The ZF scheme and the MMSE scheme have advantages in that a transmitting end can be easily implemented, and an error rate is not significantly increased even when the amount of channel feedback information transmitted from MSs is not sufficient. In particular, several schemes are actively being discussed in many standardization organizations such as the 3rd Generation Partnership Project Long Term Evolution (3GPP LTE), wherein such schemes employ a structure in which, instead of feeding back entire channel information, each MS selects a suitable vector from a pre-defined codebook and feeds back a codebook index and Channel Quality Information (CQI), and a transmitting end then utilizes channel information received from each MS and thus performs a scheduling operation so that sum capacity can be maximized.

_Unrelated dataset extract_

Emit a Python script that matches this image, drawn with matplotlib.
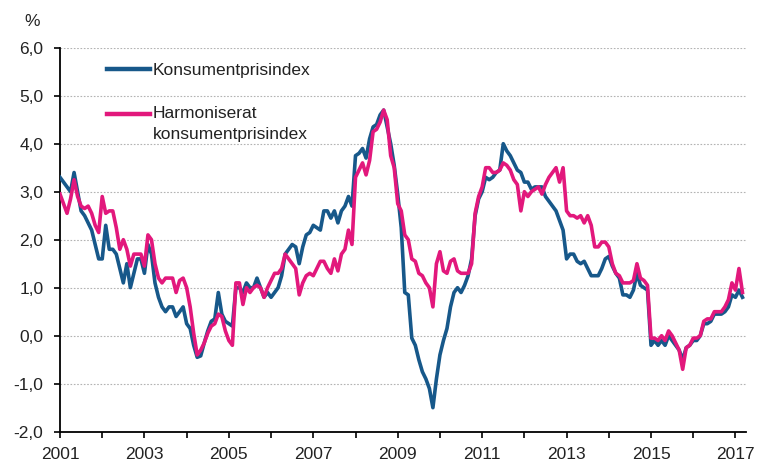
import numpy as np
import matplotlib
matplotlib.use("Agg")
import matplotlib.pyplot as plt
from matplotlib.lines import Line2D

plt.rcParams['font.family'] = ['Liberation Sans', 'DejaVu Sans']

# Monthly annual change (%), Jan 2001 - Mar 2017
kpi = [
    3.3, 3.2, 3.1, 3.0, 3.4, 3.0, 2.6, 2.5, 2.35, 2.2, 1.9, 1.6,          # 2001
    1.6, 2.3, 1.8, 1.8, 1.7, 1.4, 1.1, 1.5, 1.0, 1.3, 1.6, 1.6,           # 2002
    1.3, 1.9, 1.7, 1.1, 0.8, 0.6, 0.5, 0.6, 0.6, 0.4, 0.5, 0.6,           # 2003
    0.25, 0.15, -0.2, -0.45, -0.42, -0.15, 0.1, 0.3, 0.35, 0.9, 0.45, 0.3, # 2004
    0.25, 0.2, 1.0, 1.0, 0.9, 1.1, 1.0, 1.0, 1.2, 1.0, 0.8, 0.9,          # 2005
    0.8, 0.9, 1.0, 1.25, 1.7, 1.8, 1.9, 1.85, 1.5, 1.85, 2.1, 2.15,       # 2006
    2.3, 2.25, 2.2, 2.6, 2.6, 2.45, 2.6, 2.35, 2.6, 2.7, 2.9, 2.7,        # 2007
    3.75, 3.8, 3.9, 3.7, 4.1, 4.35, 4.4, 4.6, 4.7, 4.35, 4.0, 3.55,       # 2008
    2.95, 2.25, 0.9, 0.85, -0.05, -0.2, -0.5, -0.75, -0.9, -1.1, -1.5, -0.9,  # 2009
    -0.4, -0.1, 0.15, 0.6, 0.9, 1.0, 0.9, 1.05, 1.25, 1.6, 2.5, 2.85,     # 2010
    3.0, 3.3, 3.25, 3.3, 3.4, 3.45, 4.0, 3.85, 3.75, 3.6, 3.45, 3.4,      # 2011
    3.2, 3.2, 3.05, 3.1, 3.1, 3.1, 2.9, 2.8, 2.7, 2.6, 2.4, 2.2,          # 2012
    1.6, 1.7, 1.7, 1.55, 1.5, 1.55, 1.4, 1.25, 1.25, 1.25, 1.4, 1.6,      # 2013
    1.65, 1.45, 1.3, 1.2, 0.85, 0.85, 0.8, 0.95, 1.3, 1.05, 1.0, 0.95,    # 2014
    -0.2, -0.1, -0.2, -0.1, -0.2, 0.0, -0.1, -0.2, -0.3, -0.5, -0.25, -0.2,  # 2015
    -0.1, -0.1, 0.0, 0.25, 0.25, 0.3, 0.45, 0.45, 0.45, 0.5, 0.6, 0.85,   # 2016
    0.8, 0.95, 0.8,                                                       # 2017
]

hikp = [
    2.95, 2.75, 2.55, 2.85, 3.25, 2.9, 2.7, 2.65, 2.7, 2.55, 2.3, 2.15,   # 2001
    2.9, 2.55, 2.6, 2.6, 2.25, 1.8, 2.0, 1.8, 1.45, 1.7, 1.7, 1.7,        # 2002
    1.45, 2.1, 2.0, 1.5, 1.2, 1.1, 1.2, 1.2, 1.2, 0.9, 1.15, 1.2,         # 2003
    1.0, 0.6, 0.05, -0.4, -0.3, -0.15, 0.05, 0.2, 0.25, 0.45, 0.4, 0.1,   # 2004
    -0.1, -0.2, 1.1, 1.1, 0.65, 1.0, 0.9, 1.0, 1.05, 1.0, 0.8, 1.0,       # 2005
    1.15, 1.3, 1.3, 1.4, 1.7, 1.6, 1.5, 1.4, 0.85, 1.1, 1.25, 1.3,        # 2006
    1.25, 1.4, 1.55, 1.55, 1.4, 1.3, 1.6, 1.35, 1.7, 1.8, 2.2, 1.9,       # 2007
    3.3, 3.45, 3.6, 3.35, 3.65, 4.25, 4.3, 4.45, 4.7, 4.5, 3.75, 3.5,     # 2008
    2.75, 2.6, 2.1, 2.0, 1.6, 1.55, 1.3, 1.25, 1.1, 1.0, 0.6, 1.5,        # 2009
    1.75, 1.35, 1.3, 1.55, 1.6, 1.35, 1.3, 1.3, 1.3, 1.5, 2.55, 2.9,      # 2010
    3.1, 3.5, 3.5, 3.4, 3.4, 3.45, 3.6, 3.55, 3.45, 3.25, 3.15, 2.6,      # 2011
    3.0, 2.9, 3.0, 3.05, 3.1, 2.95, 3.15, 3.3, 3.4, 3.5, 3.2, 3.5,        # 2012
    2.6, 2.5, 2.5, 2.45, 2.5, 2.35, 2.5, 2.3, 1.85, 1.85, 1.95, 1.95,     # 2013
    1.85, 1.5, 1.3, 1.25, 1.1, 1.1, 1.1, 1.15, 1.5, 1.2, 1.15, 1.05,      # 2014
    -0.05, -0.05, -0.1, 0.0, -0.1, 0.1, 0.0, -0.15, -0.3, -0.7, -0.25, -0.2,  # 2015
    -0.05, -0.05, 0.0, 0.3, 0.35, 0.35, 0.5, 0.5, 0.5, 0.6, 0.75, 1.1,    # 2016
    0.95, 1.4, 0.9,                                                       # 2017
]

years = list(range(2001, 2018))
year_labels = [str(y) if (y - 2001) % 2 == 0 else '' for y in years]
y_ticks = [-2, -1, 0, 1, 2, 3, 4, 5, 6]
y_labels = [f"{v:.1f}".replace('.', ',') for v in y_ticks]

label_kpi = 'Konsumentprisindex'
label_hikp_1 = 'Harmoniserat'
label_hikp_2 = 'konsumentprisindex'

c_kpi = '#17588a'
c_hikp = '#e2187c'

W, H = 760, 465
fig = plt.figure(figsize=(W / 100, H / 100), dpi=100)
ax = fig.add_axes([60 / W, 1 - 431.7 / H, (746 - 60) / W, (431.7 - 47.7) / H])

x = np.arange(len(kpi))
ax.plot(x, kpi, color=c_kpi, lw=2.6, solid_joinstyle='round', zorder=3)
ax.plot(np.arange(len(hikp)), hikp, color=c_hikp, lw=2.6, solid_joinstyle='round', zorder=4)

ax.set_xlim(0, 195)
ax.set_ylim(-2, 6)
ax.set_yticks(y_ticks)
ax.set_yticklabels(y_labels)
ax.set_xticks([12 * i for i in range(len(years))])
ax.set_xticklabels(year_labels)

for s in ['top', 'right']:
    ax.spines[s].set_visible(False)
for s in ['left', 'bottom']:
    ax.spines[s].set_linewidth(1.3)
    ax.spines[s].set_color('black')

ax.tick_params(axis='y', direction='out', length=4, width=1.2, pad=8, labelsize=12.5, colors='black')
ax.tick_params(axis='x', direction='out', length=4, width=1.2, pad=7, labelsize=12.5, colors='black')
for t in ax.get_xticklabels() + ax.get_yticklabels():
    t.set_color('#222222')

ax.yaxis.grid(True, linestyle=(0, (1.5, 1.5)), color='#b3b3b3', lw=0.8)
ax.set_axisbelow(True)

# % unit label
fig.text(32 / W, 1 - 22 / H, '%', ha='center', va='center', fontsize=12.5, color='#222222')

# Legend (manual)
for yy, col in [(69.5, c_kpi), (113.5, c_hikp)]:
    fig.add_artist(Line2D([107 / W, 150 / W], [1 - yy / H, 1 - yy / H],
                          color=col, lw=3.2, transform=fig.transFigure))
fig.text(153 / W, 1 - 70.5 / H, label_kpi, ha='left', va='center', fontsize=12.5, color='#222222')
fig.text(153 / W, 1 - 113 / H, label_hikp_1, ha='left', va='center', fontsize=12.5, color='#222222')
fig.text(153 / W, 1 - 134.5 / H, label_hikp_2, ha='left', va='center', fontsize=12.5, color='#222222')

fig.savefig('out.png', dpi=100)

The ZF scheme and the MMSE scheme are based on linear pre-coding. On the other hand, some examples of schemes based on non-linear pre-coding include a Tomlinson-Harashima Precoding (THP) scheme in which Dirty Paper Coding (DPC) is applied to a one-dimensional vector and a Vector Perturbation (VP) scheme in which the DPC is applied to an nth dimensional vector. In such a non-linear pre-coding scheme, a receiving end (i.e., MS) sends accurate Channel State Information (CSI) or its equivalent to a transmitting end, and the transmitting end allows a transmission signal to be subject to a modulo operation so that a positive integer value is added to or subtracted from the transmission signal. Even when the receiving end does not know the positive integer value, the receiving end can estimate the signal through the same modulo operation as applied at the transmitting end. Accordingly, the transmitting end can optimize both a channel and a transmission signal. Hence, the non-linear pre-coding scheme has been researched as a promising technology in a Time Division Duplex (TDD) nomadic environment where feedback is frequently made to the transmitting end.
Meanwhile, the ZF scheme and the MMSE scheme have demerits as follows: performance deterioration and transmission power loss are inevitable; transmission power has to be constant for each MS or each antenna; each MS has to use only one antenna; or, in particular, discrepancy between sum capacity and ideal capacity becomes significant as Signal-to-Noise Ratio (SNR) increases.
Moreover, the DPC-based non-linear scheme has demerits as follows: a data transfer rate has to be constant for each MS; and each MS has to use only one antenna. Therefore, disadvantageously, Quality of Service (QoS) for each MS cannot be properly ensured.
Accordingly, there is a demand for a method in which performance can be maximized by optimizing a data transfer rate and transmission power for each MS in a multi-antenna system.